Está lloviendo, pero lloviendo de lo lindo desde hace unos diez minutos. Debe de haber caído en este rato toda la lluvia que cae en Murcia en dos años.
Hace un par de semanas una tormenta como ésta, de ésas que la época de lluvias está mandando como primeros avisos (una especie de "ahí vooooooy") de su retorno, nos hizo levantarnos a las cuatro y media de la mañana para recoger toda el agua que caía del tejado en forma de goteras. Bueno, o mejor dicho del no-tejado, porque lo que pasaba era que nos lo estaban arreglando, poniendo tela asfáltica y todas esas cosas para erradicar por fin las goteras, y para eso se quita el tejado antiguo. Pero todo el mundo sabe que para hacerte mechas tienes que pasar por ese momento horrible en el que te llenan el pelo de mejunges y papeles albal antes de quedar convertida en algo medianamente parecido a Leticia Ortiz; y eso le pasó a nuestro tejado.
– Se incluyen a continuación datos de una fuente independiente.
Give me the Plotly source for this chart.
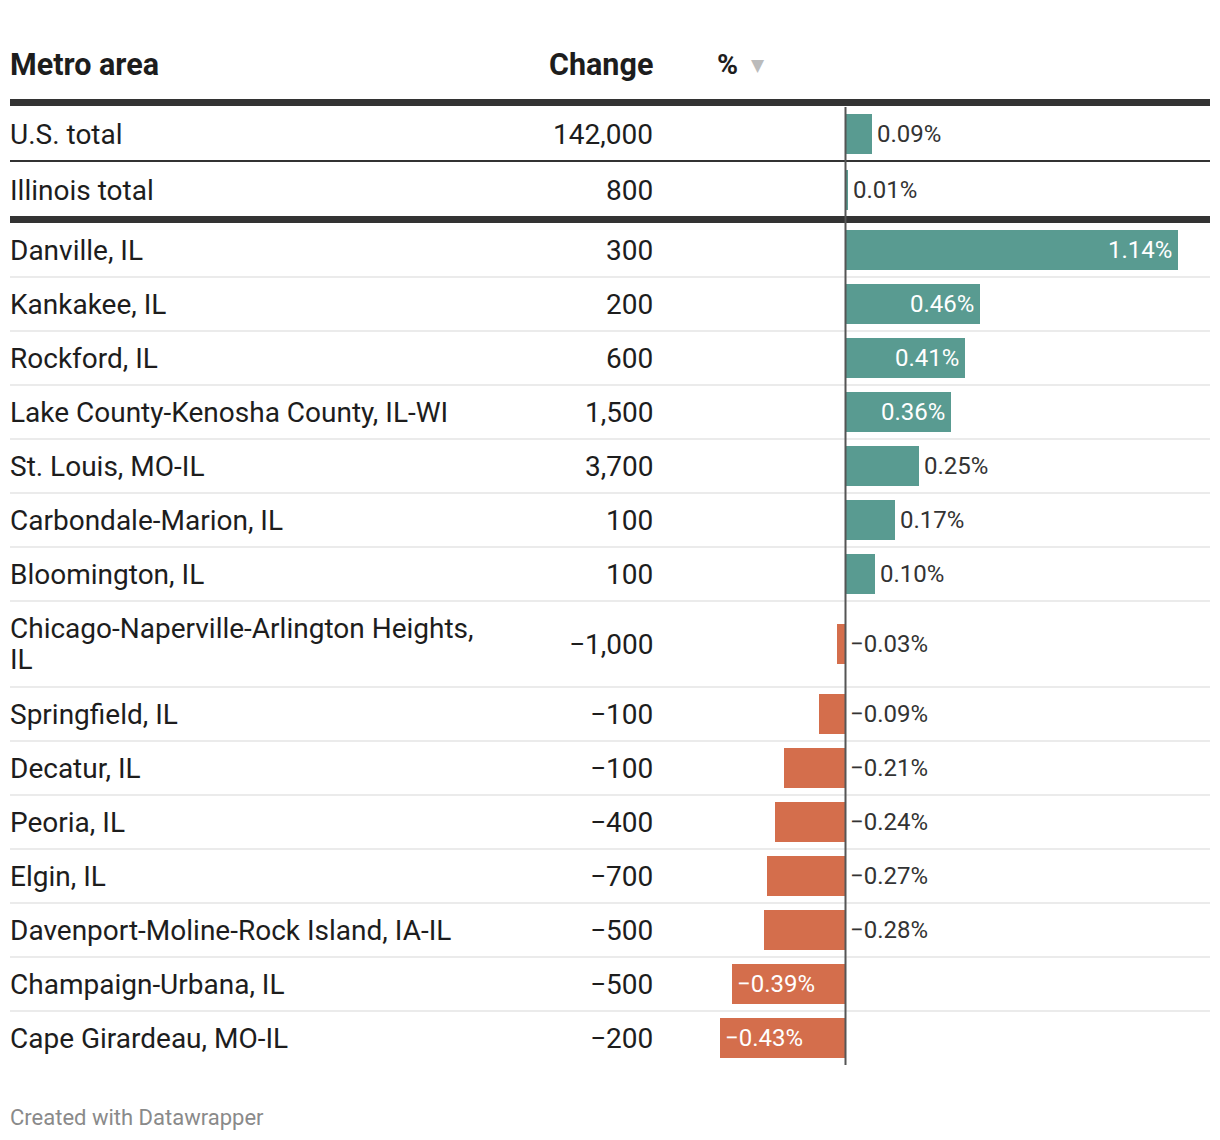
import plotly.graph_objects as go

metros = ["U.S. total", "Illinois total", "Danville, IL", "Kankakee, IL", "Rockford, IL",
          "Lake County-Kenosha County, IL-WI", "St. Louis, MO-IL", "Carbondale-Marion, IL",
          "Bloomington, IL", "Chicago-Naperville-Arlington Heights,<br>IL", "Springfield, IL",
          "Decatur, IL", "Peoria, IL", "Elgin, IL", "Davenport-Moline-Rock Island, IA-IL",
          "Champaign-Urbana, IL", "Cape Girardeau, MO-IL"]
changes = [142000, 800, 300, 200, 600, 1500, 3700, 100, 100, -1000, -100, -100, -400,
           -700, -500, -500, -200]
pct = [0.09, 0.01, 1.14, 0.46, 0.41, 0.36, 0.25, 0.17, 0.10, -0.03, -0.09, -0.21, -0.24,
       -0.27, -0.28, -0.39, -0.43]
headers = ["Metro area", "Change", "%"]
footer = "Created with Datawrapper"

W, H = 1220, 1140
FONT = "Roboto"
TEAL = "#599b91"
ORANGE = "#d46e4c"
DARK = "#333333"
TXT = "#1d1d1d"
BODY = 28
HEAD = 30.5
LAB = 24
LINE_GAP = 31

# row geometry (pixel space, y axis reversed 0..H)
row_h = [56, 56] + [54] * 7 + [86] + [54] * 7
tops = []
y = 106
for i, h in enumerate(row_h):
    if i == 1:
        y = 162
    if i == 2:
        y = 223
    tops.append(y)
    y += h
centers = [t + h / 2 for t, h in zip(tops, row_h)]

def fmt_change(v):
    s = f"{abs(v):,}"
    return ("\u2212" + s) if v < 0 else s

def fmt_pct(v):
    s = f"{abs(v):.2f}%"
    return ("\u2212" + s) if v < 0 else s

colors = [TEAL if v >= 0 else ORANGE for v in pct]

fig = go.Figure()
fig.add_trace(go.Bar(x=pct, y=centers, base=0, orientation="h", width=40,
                     marker=dict(color=colors, line=dict(width=0)),
                     hoverinfo="skip"))

ann = []
# headers
ann.append(dict(x=8 / W, y=64, xref="paper", yref="y", text=f"<b>{headers[0]}</b>",
                xanchor="left", yanchor="middle", showarrow=False,
                font=dict(family=FONT, size=HEAD, color=TXT)))
ann.append(dict(x=655 / W, y=64, xref="paper", yref="y", text=f"<b>{headers[1]}</b>",
                xanchor="right", yanchor="middle", showarrow=False,
                font=dict(family=FONT, size=HEAD, color=TXT)))
ann.append(dict(x=715 / W, y=64, xref="paper", yref="y",
                text=f"<b>{headers[2]}</b>",
                xanchor="left", yanchor="middle", showarrow=False,
                font=dict(family=FONT, size=HEAD - 2, color=TXT)))
ann.append(dict(x=749 / W, y=65, xref="paper", yref="y", text="\u25bc",
                xanchor="left", yanchor="middle", showarrow=False,
                font=dict(family="DejaVu Sans", size=17, color="#bbbbbb")))

for i, (m, c, p) in enumerate(zip(metros, changes, pct)):
    cy = centers[i]
    lines = m.split("<br>")
    n = len(lines)
    for k, ln in enumerate(lines):
        ly = cy + (k - (n - 1) / 2) * LINE_GAP
        ann.append(dict(x=8 / W, y=ly, xref="paper", yref="y", text=ln, xanchor="left",
                        yanchor="middle", align="left", showarrow=False,
                        font=dict(family=FONT, size=BODY, color=TXT)))
    ann.append(dict(x=655 / W, y=cy, xref="paper", yref="y", text=fmt_change(c),
                    xanchor="right", yanchor="middle", showarrow=False,
                    font=dict(family=FONT, size=BODY, color=TXT)))
    inside = abs(p) >= 0.3
    if p >= 0:
        if inside:
            a = dict(x=p, xanchor="right", xshift=-4, color="white")
        else:
            a = dict(x=p, xanchor="left", xshift=3, color=DARK)
    else:
        if inside:
            a = dict(x=p, xanchor="left", xshift=3, color="white")
        else:
            a = dict(x=0, xanchor="left", xshift=2, color=DARK)
    ann.append(dict(x=a["x"], y=cy, xref="x", yref="y", text=fmt_pct(p),
                    xanchor=a["xanchor"], xshift=a["xshift"], yanchor="middle",
                    showarrow=False, font=dict(family=FONT, size=LAB, color=a["color"])))

ann.append(dict(x=8 / W, y=1117, xref="paper", yref="y", text=footer, xanchor="left",
                yanchor="middle", showarrow=False,
                font=dict(family=FONT, size=22, color="#8a8a8a")))

shapes = []
# thick rules
for yy in (102.5, 219.5):
    shapes.append(dict(type="line", xref="paper", yref="y", x0=10 / W, x1=1210 / W,
                       y0=yy, y1=yy, line=dict(color=DARK, width=7), layer="above"))
# thin dark rule between totals
shapes.append(dict(type="line", xref="paper", yref="y", x0=10 / W, x1=1210 / W,
                   y0=161, y1=161, line=dict(color=DARK, width=2), layer="below"))
# light separators
for t in tops[3:]:
    shapes.append(dict(type="line", xref="paper", yref="y", x0=10 / W, x1=1210 / W,
                       y0=t, y1=t, line=dict(color="#ebebeb", width=2), layer="below"))
# zero line
shapes.append(dict(type="line", xref="x", yref="y", x0=0, x1=0, y0=107,
                   y1=tops[-1] + row_h[-1], line=dict(color="#555555", width=2),
                   layer="above"))

px_per_unit = 292.0
x0 = -845.5 / px_per_unit
x1 = x0 + W / px_per_unit

fig.update_layout(
    width=W, height=H, margin=dict(l=0, r=0, t=0, b=0),
    paper_bgcolor="white", plot_bgcolor="white", showlegend=False,
    xaxis=dict(range=[x0, x1], visible=False, fixedrange=True, domain=[0, 1]),
    yaxis=dict(range=[H, 0], visible=False, fixedrange=True, domain=[0, 1]),
    annotations=ann, shapes=shapes, bargap=0,
)

fig.write_html("out.html", config={"displayModeBar": False},
               post_script="document.body.style.margin='0';")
Gracias a Dios, a nuestro tejado ya le han quitado los papeles de plata y le han dejado un pelo sedoso, gracias a lo cual puedo estar escribiendo mientras escucho cómo el agua golpea el tejado en lugar de achicar agua como la otra noche.
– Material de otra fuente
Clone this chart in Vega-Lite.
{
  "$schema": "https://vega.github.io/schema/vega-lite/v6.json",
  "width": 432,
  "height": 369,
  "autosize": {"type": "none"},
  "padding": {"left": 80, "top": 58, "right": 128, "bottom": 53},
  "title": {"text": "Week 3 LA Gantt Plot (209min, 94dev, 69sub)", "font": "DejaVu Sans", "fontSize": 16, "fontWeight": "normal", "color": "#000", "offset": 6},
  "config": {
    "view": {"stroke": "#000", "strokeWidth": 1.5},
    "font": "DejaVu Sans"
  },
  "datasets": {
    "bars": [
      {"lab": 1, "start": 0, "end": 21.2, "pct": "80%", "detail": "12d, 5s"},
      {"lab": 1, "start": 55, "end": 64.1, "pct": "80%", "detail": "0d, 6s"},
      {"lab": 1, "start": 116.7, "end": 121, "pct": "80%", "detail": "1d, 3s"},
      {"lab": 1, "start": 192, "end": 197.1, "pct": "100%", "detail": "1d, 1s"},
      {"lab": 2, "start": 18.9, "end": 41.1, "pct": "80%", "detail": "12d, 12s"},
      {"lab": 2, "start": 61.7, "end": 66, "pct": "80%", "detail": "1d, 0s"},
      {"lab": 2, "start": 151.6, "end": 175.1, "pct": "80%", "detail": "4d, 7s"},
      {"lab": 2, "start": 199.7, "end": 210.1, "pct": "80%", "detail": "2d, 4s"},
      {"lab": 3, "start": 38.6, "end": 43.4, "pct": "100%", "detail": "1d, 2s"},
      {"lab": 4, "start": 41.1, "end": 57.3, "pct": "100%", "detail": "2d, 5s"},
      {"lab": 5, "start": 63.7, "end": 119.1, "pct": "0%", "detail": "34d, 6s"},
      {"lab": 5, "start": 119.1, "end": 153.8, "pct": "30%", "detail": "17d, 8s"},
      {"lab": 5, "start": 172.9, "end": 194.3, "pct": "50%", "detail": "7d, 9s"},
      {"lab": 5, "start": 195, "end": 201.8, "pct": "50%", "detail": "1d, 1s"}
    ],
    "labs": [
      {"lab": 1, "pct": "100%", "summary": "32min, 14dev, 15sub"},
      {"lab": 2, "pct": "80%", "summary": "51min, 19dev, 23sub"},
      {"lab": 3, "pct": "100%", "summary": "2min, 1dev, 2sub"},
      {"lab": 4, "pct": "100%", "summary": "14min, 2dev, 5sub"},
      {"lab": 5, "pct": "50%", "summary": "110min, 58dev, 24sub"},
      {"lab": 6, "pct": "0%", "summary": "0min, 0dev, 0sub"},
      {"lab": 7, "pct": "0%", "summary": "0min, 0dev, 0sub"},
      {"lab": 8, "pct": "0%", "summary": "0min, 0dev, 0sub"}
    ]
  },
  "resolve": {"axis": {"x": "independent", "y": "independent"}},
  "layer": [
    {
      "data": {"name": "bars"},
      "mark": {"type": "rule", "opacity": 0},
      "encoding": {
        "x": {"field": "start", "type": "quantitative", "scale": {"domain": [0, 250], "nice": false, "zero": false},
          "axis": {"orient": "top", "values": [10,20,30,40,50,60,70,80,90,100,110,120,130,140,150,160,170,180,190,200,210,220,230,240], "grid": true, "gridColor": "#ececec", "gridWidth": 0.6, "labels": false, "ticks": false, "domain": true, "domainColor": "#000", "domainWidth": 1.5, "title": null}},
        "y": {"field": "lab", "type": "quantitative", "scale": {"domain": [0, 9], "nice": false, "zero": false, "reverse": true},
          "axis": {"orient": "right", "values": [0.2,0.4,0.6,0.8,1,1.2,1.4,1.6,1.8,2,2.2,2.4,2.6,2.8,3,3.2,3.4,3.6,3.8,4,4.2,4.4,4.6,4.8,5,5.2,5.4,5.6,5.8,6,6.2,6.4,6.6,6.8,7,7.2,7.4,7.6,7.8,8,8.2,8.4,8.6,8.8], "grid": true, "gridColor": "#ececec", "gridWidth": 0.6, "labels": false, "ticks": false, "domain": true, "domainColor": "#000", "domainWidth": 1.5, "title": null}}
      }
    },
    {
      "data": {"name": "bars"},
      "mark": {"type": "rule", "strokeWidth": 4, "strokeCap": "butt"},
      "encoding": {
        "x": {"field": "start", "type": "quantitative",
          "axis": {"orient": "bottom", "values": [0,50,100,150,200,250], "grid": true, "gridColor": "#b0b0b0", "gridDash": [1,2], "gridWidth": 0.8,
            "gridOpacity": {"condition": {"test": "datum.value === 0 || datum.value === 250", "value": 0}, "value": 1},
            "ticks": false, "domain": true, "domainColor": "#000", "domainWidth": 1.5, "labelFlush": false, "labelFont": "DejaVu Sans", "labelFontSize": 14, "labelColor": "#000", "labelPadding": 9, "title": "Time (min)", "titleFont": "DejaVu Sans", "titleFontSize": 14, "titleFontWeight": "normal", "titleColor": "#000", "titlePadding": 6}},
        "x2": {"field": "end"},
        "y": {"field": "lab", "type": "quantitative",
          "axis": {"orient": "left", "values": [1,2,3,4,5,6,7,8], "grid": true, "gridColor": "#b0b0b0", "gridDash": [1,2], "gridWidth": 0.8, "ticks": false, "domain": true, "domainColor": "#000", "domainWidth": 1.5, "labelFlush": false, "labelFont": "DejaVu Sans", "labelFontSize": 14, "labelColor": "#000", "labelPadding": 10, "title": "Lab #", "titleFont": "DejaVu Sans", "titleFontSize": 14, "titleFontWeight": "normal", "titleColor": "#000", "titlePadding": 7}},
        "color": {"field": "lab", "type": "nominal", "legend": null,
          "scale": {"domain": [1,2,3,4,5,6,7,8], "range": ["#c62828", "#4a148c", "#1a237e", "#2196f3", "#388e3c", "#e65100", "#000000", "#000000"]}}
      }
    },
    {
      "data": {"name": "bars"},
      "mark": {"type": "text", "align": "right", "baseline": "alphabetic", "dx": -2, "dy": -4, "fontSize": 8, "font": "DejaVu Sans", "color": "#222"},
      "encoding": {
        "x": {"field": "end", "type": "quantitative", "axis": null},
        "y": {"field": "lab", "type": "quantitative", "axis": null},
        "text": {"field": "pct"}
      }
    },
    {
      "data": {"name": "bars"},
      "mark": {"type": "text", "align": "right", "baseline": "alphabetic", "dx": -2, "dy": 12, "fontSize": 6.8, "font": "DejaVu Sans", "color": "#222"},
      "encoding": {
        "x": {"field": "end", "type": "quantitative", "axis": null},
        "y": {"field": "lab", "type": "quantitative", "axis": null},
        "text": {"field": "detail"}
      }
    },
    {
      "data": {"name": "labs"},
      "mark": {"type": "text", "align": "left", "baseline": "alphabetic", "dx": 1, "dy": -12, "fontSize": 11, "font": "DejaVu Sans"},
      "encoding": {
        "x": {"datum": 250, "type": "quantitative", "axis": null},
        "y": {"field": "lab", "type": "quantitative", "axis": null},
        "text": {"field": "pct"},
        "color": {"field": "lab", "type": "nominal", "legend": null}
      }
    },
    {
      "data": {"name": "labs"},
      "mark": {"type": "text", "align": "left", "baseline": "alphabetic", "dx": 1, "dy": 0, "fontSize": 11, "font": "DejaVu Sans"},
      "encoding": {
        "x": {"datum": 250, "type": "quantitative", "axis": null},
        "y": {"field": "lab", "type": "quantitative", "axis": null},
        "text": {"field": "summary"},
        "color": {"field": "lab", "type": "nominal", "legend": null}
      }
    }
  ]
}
Y me viene esto a la cabeza, porque ayer tuve una sensación semejante en Angokong: después de recorrerme todo el país en coche en viaje de trabajo, con muchos kilómetros a la espalda, varios pequeños escándalos en el corazón, mucha vida social de esa fabricada en un instante, mucho sudar, mucho que coordinar y un poco que negociar, llegar a Angokong fue como de pronto entrar bajo ese techo recién reparado que ya no tiene goteras, y bajo el cual oyes con gusto la lluvia mientras estás seco y calentito. ¿Que qué hay en Angokong?: Las Hermanas Hospitalarias. Y son hospitalarias porque trabajan en los hospitales, supongo; pero para mí ayer el apellido les venía de la hospitalidad; porque nada más pisar su casa, te sientes como en tu propia casa. Te cuidan, te acogen, te integran en su día a día, se ocupan de que todo esté como tiene que estar, con sencillez pero con una sensibilidad perfecta para averiguar lo que uno necesita. "Estarás seca, ¿quieres más agua?", "Prueba estas bananas, que son de nuestro patio, están buenísimas", "Pero, ¿tan poco vas a comer?", "¿Qué tal os fue en los hospitales?".
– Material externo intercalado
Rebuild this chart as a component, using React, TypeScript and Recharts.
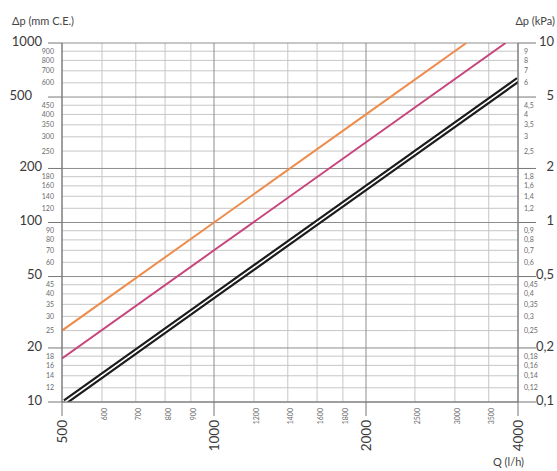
import React from 'react'
import { LineChart, Line, XAxis, YAxis, ReferenceLine } from 'recharts'

// flow rate Q (l/h) and pressure drop (mm C.E.)
const qOrange = [500, 1000, 2000, 3160]
const dpOrange = [25, 100, 400, 1000]
const qMagenta = [500, 1000, 2000, 3780]
const dpMagenta = [17.5, 70, 280, 1000]
const qBlack = [507, 1000, 2000, 4000]
const dpBlack = [10, 39, 156, 624]

const qTicks = [500, 600, 700, 800, 900, 1000, 1200, 1400, 1600, 1800, 2000, 2500, 3000, 3500, 4000]
const qMajor = [500, 1000, 2000, 4000]
const mmTicks = [10, 12, 14, 16, 18, 20, 25, 30, 35, 40, 45, 50, 60, 70, 80, 90, 100, 120, 140, 160, 180, 200, 250, 300, 350, 400, 450, 500, 600, 700, 800, 900, 1000]
const mmMajor = [10, 20, 50, 100, 200, 500, 1000]
const kpaTicks = [0.1, 0.12, 0.14, 0.16, 0.18, 0.2, 0.25, 0.3, 0.35, 0.4, 0.45, 0.5, 0.6, 0.7, 0.8, 0.9, 1, 1.2, 1.4, 1.6, 1.8, 2, 2.5, 3, 3.5, 4, 4.5, 5, 6, 7, 8, 9, 10]
const kpaMajor = [0.1, 0.2, 0.5, 1, 2, 5, 10]

const toRows = (qs: number[], dps: number[]) => qs.map((q, i) => ({ q, dp: dps[i] }))
const orangeData = toRows(qOrange, dpOrange)
const magentaData = toRows(qMagenta, dpMagenta)
const blackData = toRows(qBlack, dpBlack)

const FONT = 'Lato, "Open Sans", sans-serif'
const MAJOR_TXT = '#3a3a3a'
const MINOR_TXT = '#6a6a6a'
const GRID_MINOR = '#c6c6c6'
const GRID_MAJOR = '#8e8e8e'

const fmt = (v: number) => String(v).replace('.', ',')

// eslint-disable-next-line @typescript-eslint/no-explicit-any
function LeftTick({ x, y, payload }: any) {
  const v = payload.value
  if (mmMajor.includes(v)) {
    return (
      <g>
        <line x1={x - 14} x2={x} y1={y} y2={y} stroke="#777" />
        <text x={x - (v === 500 ? 30 : 20)} y={y - 2} dy="0.35em" textAnchor="end" fontSize={13} fill={MAJOR_TXT} fontFamily={FONT}>
          {v}
        </text>
      </g>
    )
  }
  return (
    <text x={x - 8} y={y} dy="0.35em" textAnchor="end" fontSize={7} fill={MINOR_TXT} fontFamily={FONT}>
      {v}
    </text>
  )
}

// eslint-disable-next-line @typescript-eslint/no-explicit-any
function RightTick({ x, y, payload }: any) {
  const v = payload.value
  if (kpaMajor.includes(v)) {
    return (
      <g>
        <line x1={x} x2={x + 18} y1={y} y2={y} stroke="#777" />
        <text x={x + 36} y={y - 2} dy="0.35em" textAnchor="end" fontSize={13} fill={MAJOR_TXT} fontFamily={FONT}>
          {fmt(v)}
        </text>
      </g>
    )
  }
  return (
    <text x={x + 6} y={y} dy="0.35em" textAnchor="start" fontSize={7} fill={MINOR_TXT} fontFamily={FONT}>
      {fmt(v)}
    </text>
  )
}

// eslint-disable-next-line @typescript-eslint/no-explicit-any
function BottomTick({ x, y, payload }: any) {
  const v = payload.value
  if (qMajor.includes(v)) {
    return (
      <g>
        <line x1={x} x2={x} y1={y} y2={y + 14} stroke="#777" />
        <text x={x} y={y + 18} dy="0.35em" textAnchor="end" fontSize={13.5} fill={MAJOR_TXT} fontFamily={FONT} transform={`rotate(-90, ${x}, ${y + 18})`}>
          {v}
        </text>
      </g>
    )
  }
  return (
    <text x={x + 3} y={y + 6} dy="0.35em" textAnchor="end" fontSize={7} fill={MINOR_TXT} fontFamily={FONT} transform={`rotate(-90, ${x + 3}, ${y + 6})`}>
      {v}
    </text>
  )
}

export default function App() {
  return (
    <div style={{ position: 'absolute', left: 0, top: 0, width: 557, height: 471, background: '#fff', fontFamily: FONT }}>
      <div style={{ position: 'absolute', left: 12, top: 14, fontSize: 11, color: '#444' }}>Δp (mm C.E.)</div>
      <div style={{ position: 'absolute', right: 2, top: 14, fontSize: 11, color: '#444' }}>Δp (kPa)</div>
      <div style={{ position: 'absolute', left: 493, top: 455, fontSize: 11, color: '#444' }}>Q (l/h)</div>
      <LineChart width={557} height={471} margin={{ top: 43, right: 0, bottom: 0, left: 0 }}>
        <XAxis
          dataKey="q"
          type="number"
          scale="log"
          domain={[500, 4000]}
          ticks={qTicks}
          interval={0}
          allowDataOverflow
          height={69}
          tickSize={0}
          tickMargin={0}
          tick={<BottomTick />}
          axisLine={{ stroke: '#777' }}
        />
        <YAxis
          yAxisId="left"
          type="number"
          scale="log"
          domain={[10, 1000]}
          ticks={mmTicks}
          interval={0}
          allowDataOverflow
          width={62}
          tickSize={0}
          tickMargin={0}
          tick={<LeftTick />}
          axisLine={{ stroke: '#777' }}
        />
        <YAxis
          yAxisId="right"
          orientation="right"
          type="number"
          scale="log"
          domain={[0.1, 10]}
          ticks={kpaTicks}
          interval={0}
          allowDataOverflow
          width={39}
          tickSize={0}
          tickMargin={0}
          tick={<RightTick />}
          axisLine={{ stroke: '#777' }}
        />
        {qTicks.filter((v) => !qMajor.includes(v)).map((v) => (
          <ReferenceLine key={`vx${v}`} x={v} yAxisId="left" stroke={GRID_MINOR} />
        ))}
        {mmTicks.filter((v) => !mmMajor.includes(v)).map((v) => (
          <ReferenceLine key={`hy${v}`} y={v} yAxisId="left" stroke={GRID_MINOR} />
        ))}
        {qMajor.map((v) => (
          <ReferenceLine key={`VX${v}`} x={v} yAxisId="left" stroke={GRID_MAJOR} />
        ))}
        {mmMajor.map((v) => (
          <ReferenceLine key={`HY${v}`} y={v} yAxisId="left" stroke={GRID_MAJOR} />
        ))}
        <Line yAxisId="left" data={orangeData} dataKey="dp" type="linear" stroke="#ee8c4c" strokeWidth={2} dot={false} isAnimationActive={false} />
        <Line yAxisId="left" data={magentaData} dataKey="dp" type="linear" stroke="#c8457c" strokeWidth={2} dot={false} isAnimationActive={false} />
        <Line yAxisId="left" data={blackData} dataKey="dp" type="linear" stroke="#1c1c1c" strokeWidth={6} dot={false} isAnimationActive={false} />
        <Line yAxisId="left" data={blackData} dataKey="dp" type="linear" stroke="#ffffff" strokeWidth={1.6} dot={false} isAnimationActive={false} />
      </LineChart>
    </div>
  )
}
Ayer fueron las Hospitalarias, pero podrían haber sido las Operarias Parroquiales en Niefang, las Hermanas de la Caridad en Micomeseng o en Mokom, las hermanas de Jesús-María en Luba... como ya ha sido muchas otras veces. Hace dos días, también durante la gira, con las hermanas franciscanas de Akonibe, aunque ni siquiera nos habíamos visto nunca, pasó en un momento algo parecido: nada más entrar allí, me sentí en casa, como si fuese una pequeña "sucursal" del sentirse querido y recibido sin esperar nada a cambio. Fueron apenas quince minutos lo que pasé con las hermanas, pero en ese pequeño rato ya me hicieron sentir acogida, cuidada, y sin darse cuenta me regalaron una buena dosis de la paz que respiran ahí dentro (es un convento de clausura). No faltaron los dulces para el camino, hechos por ellas mismas. ¿Se fabrica el cariño en diez minutos?
Pues esto, que no sólo cuento yo, sino cualquiera que pasa por sus casas, constituye lo que Miguel y yo hemos dado en llamar la “Red de Protección de Hermanas” (RPH), y que consiste en que todo el país está salpicado de personas, las hermanas (trabajen o no con FRS), dispuestas a acogerte y cuidarte, a echarte una mano en el apuro que tengas, a recibirte aunque llegues en momento inoportuno, a ofrecerte lo mejor de sí mismas.
Con razón hace tiempo se les llamaba “madres”.